The retail inflation for farm and rural labourers increased to 6.67 per cent and 7 per cent, respectively in May due to higher prices of certain food items

Photo Credit : REUTERS/Eduardo Munoz


Amid the supply chain disturbance due to the Russian invasion of Ukraine, India is facing imported inflation in the entire country, the Indian economy experts said on Monday.

A general and sustainable price hike in the prices of imported fuels, materials and components increases domestic costs of production. This results in increases in the prices of domestically produced goods. 

The major reason behind the imported inflation is a decline in the value of India's currency. As currency performs poorly in the foreign exchange market the higher the price of imports. 

The Indian rupee has declined by 22 paise to close at a fresh lifetime low of 79.48 (provisional) against the US dollar on Monday, tracking a strong greenback overseas and subdued domestic equities. 

At the interbank forex market, the local unit opened weak at 79.30 against the greenback and witnessed an intra-day high of 79.24 and a low of 79.49, news agency PTI reported. 

Rajni Thakur, Chief Economist, RBL Bank said, " We are definitely facing imported inflation at the moment. All major components of CPI-food, fuel and core are witnessing double-digit growth largely driven by the higher price of imported goods and consequent rise in input prices. The lower value of a currency is also adding to the price pressure."

In India, the retail inflation rate eased to 7.04 per cent in May from 7.79 per cent in April due to a favourable base effect, as per data released by the Ministry of Statistics and Programme Implementation. 

The retail inflation for farm and rural labourers increased to 6.67 per cent and 7 per cent, respectively in May due to higher prices of certain food items.

"The risk of imported inflation has only gone up with the rupee plunging to record levels. Given that the global commodity prices remain elevated, the depreciating rupee will further add to the prices of goods in the domestic economy. However, RBI is taking effective steps to ensure stability in price and Rupee value, while ensuring growth, Pradeep Multani, President PHD Chamber of Commerce and Industry. 
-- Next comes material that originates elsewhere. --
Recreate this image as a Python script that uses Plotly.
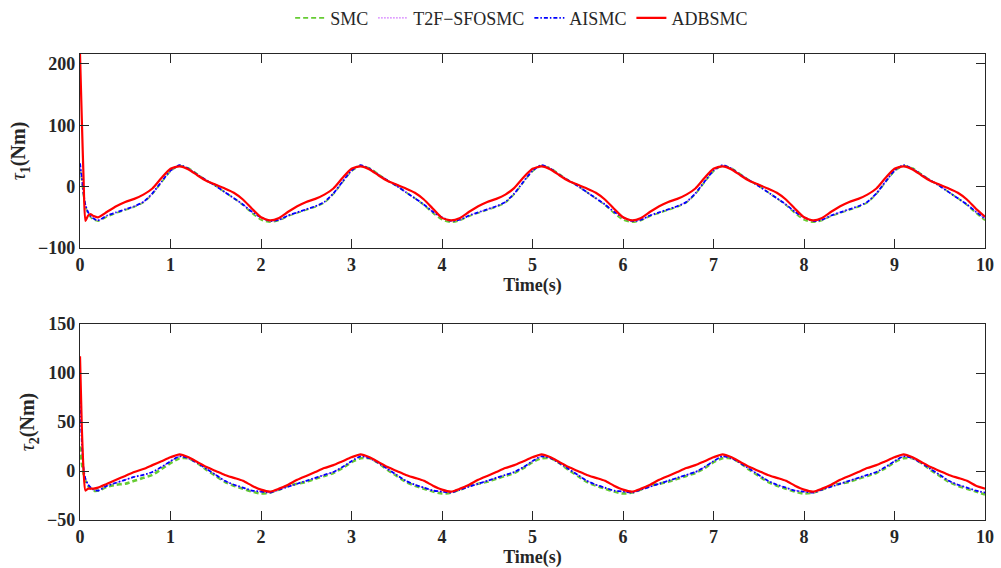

Meanwhile,  India's annual wholesale price-based inflation rose to a record 15.88 per cent in May, as compared to 13.11 per cent in May 2021, said the Ministry of Commerce and Industry.  At 15.88 per cent, the WPI inflation print for May is the highest in the current series, data for which is available starting April 2013.

While talking about imported inflation, Prasenjit K Basu, Chief Economist, ICICI Securities said that India is facing it, particularly for crude oil, but also for a few other commodities like edible oil, coal and iron ore.